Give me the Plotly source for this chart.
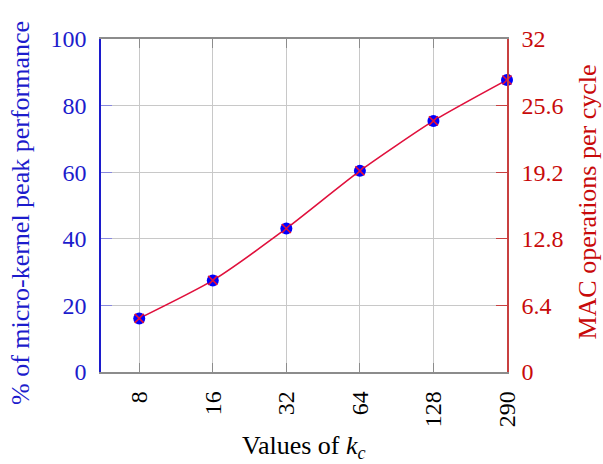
import plotly.graph_objects as go

categories = ["8", "16", "32", "64", "128", "290"]
perf_pct = [16.1, 27.5, 43.1, 60.4, 75.4, 87.7]
y2_ticks = [0, 6.4, 12.8, 19.2, 25.6, 32]
y2_labels = ["0", "6.4", "12.8", "19.2", "25.6", "32"]
y_ticks = [0, 20, 40, 60, 80, 100]

BLUE = "#1c1ccc"
RED = "#c80a0a"
LINE = "#e0103c"
FONT = "Liberation Serif"
FS = 24
TS = 26

xs = list(range(len(categories)))

fig = go.Figure()
fig.add_trace(go.Scatter(
    x=xs, y=perf_pct, mode="lines", line=dict(color=LINE, width=1.6, shape="spline", smoothing=0.6),
    cliponaxis=False, showlegend=False, hoverinfo="skip"))
fig.add_trace(go.Scatter(
    x=xs, y=perf_pct, mode="markers", marker=dict(color="#0000ff", size=12, symbol="circle", line=dict(width=0)),
    cliponaxis=False, showlegend=False))
fig.add_trace(go.Scatter(
    x=xs, y=perf_pct, mode="markers", marker=dict(color=LINE, size=9, symbol="x-thin", line=dict(width=1.6, color=LINE)),
    cliponaxis=False, showlegend=False))
fig.add_trace(go.Scatter(x=[xs[0]], y=[perf_pct[0] * 0.32], yaxis="y2", mode="markers",
                         marker=dict(opacity=0), showlegend=False, hoverinfo="skip"))

fig.update_layout(
    width=603, height=464,
    margin=dict(l=101, r=96, t=39, b=92),
    paper_bgcolor="white", plot_bgcolor="white",
    font=dict(family=FONT, size=FS, color="black"),
    xaxis=dict(
        range=[-0.52, 5], tickvals=xs, ticktext=categories, tickangle=-90,
        showgrid=True, gridcolor="#c8c8c8", gridwidth=1,
        showline=True, linecolor="#8c8c8c", linewidth=1.5, mirror="ticks",
        ticks="inside", ticklen=9, tickcolor="#8c8c8c", tickwidth=1.2,
        ticklabelstandoff=8, zeroline=False, automargin=False,
        tickfont=dict(size=FS),
    ),
    yaxis=dict(
        range=[0, 100], tickvals=y_ticks, color=BLUE,
        showgrid=True, gridcolor="#c8c8c8", gridwidth=1,
        showline=True, linecolor=BLUE, linewidth=1.5,
        ticks="inside", ticklen=11, tickcolor="#8888dd", tickwidth=1.2,
        ticklabelstandoff=8, zeroline=False, automargin=False,
        tickfont=dict(color=BLUE, size=FS),
    ),
    yaxis2=dict(
        range=[0, 32], tickvals=y2_ticks, ticktext=y2_labels,
        overlaying="y", side="right", showgrid=False,
        showline=True, linecolor="#c84040", linewidth=1.5,
        ticks="inside", ticklen=11, tickcolor="#c84040", tickwidth=1.2,
        ticklabelstandoff=8, zeroline=False, automargin=False,
        tickfont=dict(color=RED, size=FS),
    ),
    annotations=[
        dict(text="Values of <i>k<sub>c</sub></i>", xref="paper", yref="paper", x=0.5, y=-0.225,
             xanchor="center", yanchor="middle", showarrow=False, font=dict(size=TS, color="black")),
        dict(text="% of micro-kernel peak performance", xref="paper", x=-0.2, yref="paper", y=0.477,
             textangle=-90, xanchor="center", yanchor="middle", showarrow=False,
             font=dict(size=TS, color=BLUE)),
        dict(text="MAC operations per cycle", xref="paper", x=1.198, yref="paper", y=0.51,
             textangle=-90, xanchor="center", yanchor="middle", showarrow=False,
             font=dict(size=TS, color=RED)),
    ],
)

fig.write_html("out.html", config={"displayModeBar": False},
               post_script="document.body.style.margin='0';document.body.style.padding='0';")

++++++++

* [Task objective]:
Leave out the pictures and repeat exactly the lines from the start of the material through the line that contains "xs = list(range(len(categories)))", both included.

* [Answer to this exercise]:
Give me the Plotly source for this chart.
import plotly.graph_objects as go

categories = ["8", "16", "32", "64", "128", "290"]
perf_pct = [16.1, 27.5, 43.1, 60.4, 75.4, 87.7]
y2_ticks = [0, 6.4, 12.8, 19.2, 25.6, 32]
y2_labels = ["0", "6.4", "12.8", "19.2", "25.6", "32"]
y_ticks = [0, 20, 40, 60, 80, 100]

BLUE = "#1c1ccc"
RED = "#c80a0a"
LINE = "#e0103c"
FONT = "Liberation Serif"
FS = 24
TS = 26

xs = list(range(len(categories)))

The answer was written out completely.